In this light, I think Obama's refusal to shy away from the term "nigger," especially in the social context in which he invoked the term, is welcome and very intentional. He doesn't 's hide behind polite euphemisms or willful denialism, because doing so also hides the stark reality of the racism that the term carries with such a term. If we're to beat the word "nigger," and its fellow travelers in the world of hate speech, we have to face it squarely - to speak it aloud - and to confront all that it means without flinching. That's not fun, and to be sure Americans are good at evading that sort of real discussion, especially on all things racial. But it needs to be done.

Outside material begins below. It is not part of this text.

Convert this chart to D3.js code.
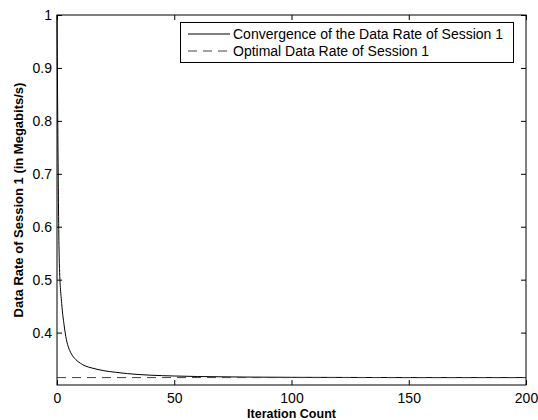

The President is out to confront such terms, and to disarm them - not by hiding from them, or pretending they don't exist, or euphemisizing them with dashes instead of their actual spelling. He wants to disarm the speakers of hate, to take away the only real weapon they have - their hateful words. That's bold. That takes actual courage. That's worthy of Lenny Bruce. I hope the rest of us find similar strength.
If my use of any of these offensive terms has indeed offended, I apologize. Such, I hope you see, was not my intent. This is a hard topic to write about (especially, as I said, as a white male), and I've done the best I could. I'm sure I can and should do better. But I do hope, and am bold enough to think, that I've made at least a couple of points that deserve consideration. I hope those will receive some consideration.